The investigation was launched in February 2017 after officials in Verdun found the company was collecting waste from private companies and billing the city for its time.

Surveillance showed that, in addition to mixing trash and recycling, the company was collecting garbage from restaurants, commercial businesses and private residences in Brossard, Longueuil, Saint-Basile-le-Grand, and Carignan, mixing it with the municipal garbage, and charging the city after it was dumped.

Investigators also witnessed drivers picking up construction debris from a private business in Verdun and adding it to its municipal collection.

The inspector general's report states that, because the company was required to give the city a rebate if it did not collect the tonnage laid out in the contract, the action amounted to a "willful evasion" of its obligations.

It also found drivers were falsifying time cards to account for the time taken to drive to off-island sites to pick up trash.

"In terms of the gravity of the [contract] breaches, it is particularly of note because they are recurrent, they contravene a wide range of obligations imposed on [Service Environnementaux Richelieu], and they demonstrate clear involvement on the part of the company's supervisors," the report notes.
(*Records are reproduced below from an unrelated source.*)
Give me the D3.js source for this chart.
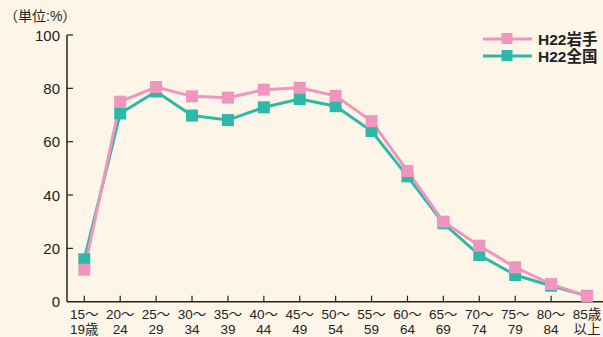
<!DOCTYPE html>
<html><head><meta charset="utf-8">
<script src="https://cdn.jsdelivr.net/npm/d3@7"></script>
<style>
html,body{margin:0;padding:0;background:#fdf6e8;}
svg{display:block;font-family:"Liberation Sans","Noto Sans CJK JP",sans-serif;}
</style></head><body>
<svg id="c" width="603" height="337"></svg>
<script>
const categories = ["15〜|19歳","20〜|24","25〜|29","30〜|34","35〜|39","40〜|44","45〜|49","50〜|54","55〜|59","60〜|64","65〜|69","70〜|74","75〜|79","80〜|84","85歳|以上"];
const iwate = [12.0,75.0,80.5,77.0,76.5,79.5,80.2,77.2,67.7,49.0,30.0,21.0,12.9,6.6,2.1];
const zenkoku = [15.9,70.6,78.8,69.8,68.1,72.9,76.0,73.3,64.0,47.0,29.4,17.5,10.0,6.0,2.2];
const yTicks = [0,20,40,60,80,100];
const seriesNames = ["H22岩手","H22全国"];
const colors = ["#f095be","#2db8a8"];

const svg = d3.select("#c");
const x = d3.scalePoint().domain(categories).range([84.3,587]);
const y = d3.scaleLinear().domain([0,100]).range([301.7,35]);
const ink = "#222";

// y axis
svg.append("line").attr("x1",67).attr("x2",67).attr("y1",y(100)).attr("y2",y(0)).attr("stroke",ink).attr("stroke-width",1.5);
yTicks.forEach(t=>{
  if(t>0) svg.append("line").attr("x1",67).attr("x2",73).attr("y1",y(t)).attr("y2",y(t)).attr("stroke",ink).attr("stroke-width",1.2);
  svg.append("text").attr("x",60).attr("y",y(t)+5.5).attr("text-anchor","end").attr("font-size",15).attr("fill",ink).text(t);
});
// x axis
svg.append("line").attr("x1",67).attr("x2",603).attr("y1",y(0)).attr("y2",y(0)).attr("stroke",ink).attr("stroke-width",1.5);
categories.forEach(c=>{
  const cx = x(c);
  svg.append("line").attr("x1",cx).attr("x2",cx).attr("y1",y(0)).attr("y2",y(0)-6).attr("stroke",ink).attr("stroke-width",1.2);
  const parts = c.split("|");
  svg.append("text").attr("x",cx).attr("y",318.5).attr("text-anchor","middle").attr("font-size",13.5).attr("fill",ink).text(parts[0]);
  svg.append("text").attr("x",cx).attr("y",333.5).attr("text-anchor","middle").attr("font-size",13.5).attr("fill",ink).text(parts[1]);
});
svg.append("text").attr("x",4).attr("y",21).attr("font-size",14).attr("fill",ink).text("（単位:%）");

const line = d3.line().x((d,i)=>x(categories[i])).y(d=>y(d));
const ms = 12;
[zenkoku, iwate].forEach((data, k)=>{
  const col = k===0 ? colors[1] : colors[0];
  svg.append("path").attr("d",line(data)).attr("fill","none").attr("stroke",col).attr("stroke-width",3);
});
[zenkoku, iwate].forEach((data, k)=>{
  const col = k===0 ? colors[1] : colors[0];
  svg.selectAll(null).data(data).enter().append("rect")
    .attr("x",(d,i)=>x(categories[i])-ms/2).attr("y",d=>y(d)-ms/2)
    .attr("width",ms).attr("height",ms).attr("fill",col);
});

// legend
seriesNames.forEach((n,i)=>{
  const ly = 39 + i*17;
  svg.append("line").attr("x1",483).attr("x2",532).attr("y1",ly).attr("y2",ly).attr("stroke",colors[i]).attr("stroke-width",3);
  svg.append("rect").attr("x",507-ms/2+0.5).attr("y",ly-ms/2).attr("width",11).attr("height",11).attr("fill",colors[i]);
  svg.append("text").attr("x",538).attr("y",ly+5.5).attr("font-size",15.5).attr("font-weight","bold").attr("fill",ink).text(n);
});
</script></body></html>
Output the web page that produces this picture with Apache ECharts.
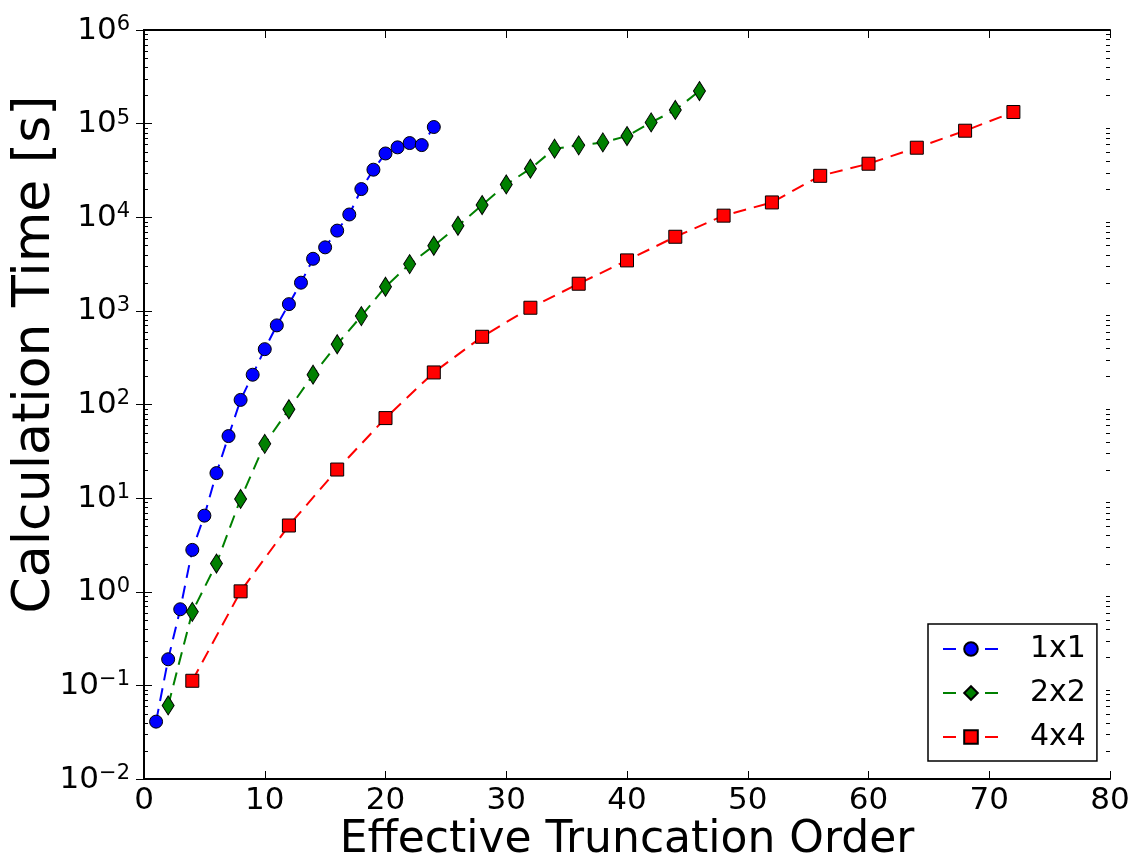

Jeremy Watt, the South Shore site manager of S.E.R.'s parent company, told Radio-Canada that the company is reviewing the report "and will respond in due process."

Lax monitoring

The report also points to lax monitoring on the municipality's part that allowed some of the company's actions to go unchecked.

Neither borough regularly verified that the trucks were empty when they started their municipal pick up, the GPS data from the trucks was rarely accessed by the city and Verdun's weigh scales were often broken.

Jean-François Parenteau, the mayor of Verdun and the executive committee member in charge of citizen services, said the inspector general's findings were "very, very shocking."

He said changes are already in the works to ensure better monitoring of outside contractors and that city equipment, like scales and GPS trackers, are being used as they should be.

The city is looking at newer technology that will better monitor the collection and transport of trash, he said.

The city said the company is obligated to continue collection for 45 days after the contract is terminated.

Montreal Mayor Valérie Plante also wants tighter rules to track work done by private contractors.

"We need to make sure that it doesn't happen again. There is no way we're going to make Montrealers pay for the garbage of other municipalities," she said.